In the light of rising foodgrain prices, a Lok Sabha Public Accounts Committee report has found significant deficiencies and lapses in the implementation of the Government’s food management policy. It warns that with the difference between the market price and the Public Distribution System (PDS) price growing, chances of pilferage are going to increase.
Diversion of foodgrains continues to be the biggest scourge and despite several reports in the past that have revealed this, very little has changed in the Government’s food management policy. In 2003-04, out of 14.07 million tonnes of foodgrains issued to 16 states at BPL issue prices from the central pool, only 5.93 million tonnes were delivered to poor families. Out of the remaining 8.14 million tonnes, 5.12 million tonnes leaked out. In Bihar and Punjab, 75 per cent leakage was observed.
While all India figures showed an overall diversion of 39 per cent for rice and 53 per cent for wheat, the report finds “the vigilance system is non-functional”.

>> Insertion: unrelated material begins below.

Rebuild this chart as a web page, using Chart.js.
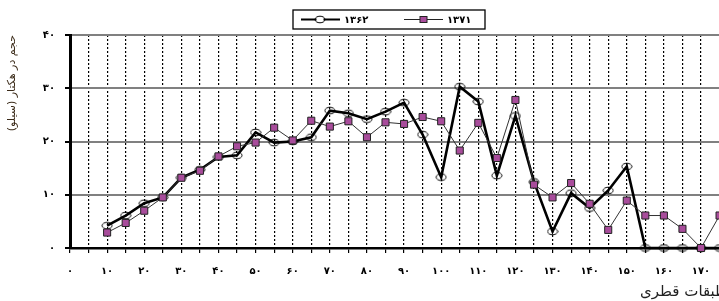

The PDS was originally conceived as an instrument for protecting consumers from food shortages and producers from price fluctuation, especially the vulnerable, and was built around a network of 4.92 lakh fair price shops. “Chronic mismanagement, cost inefficiencies, poor quality of foodgrain supplied and large inaccuracies in the enumeration of beneficiaries resulted in exclusion of a substantial number of poor from the system entirely. To make matters worse, the illegal diversion of PDS commodities to the open market through a highly institutionalised network of agents, middlemen severely undermines the capacity of the system to service the needs of the poor,” states the report. The report finds rampant irregularities in identification of BPL families. There is “incoherence” in the methodology of identifying BPL.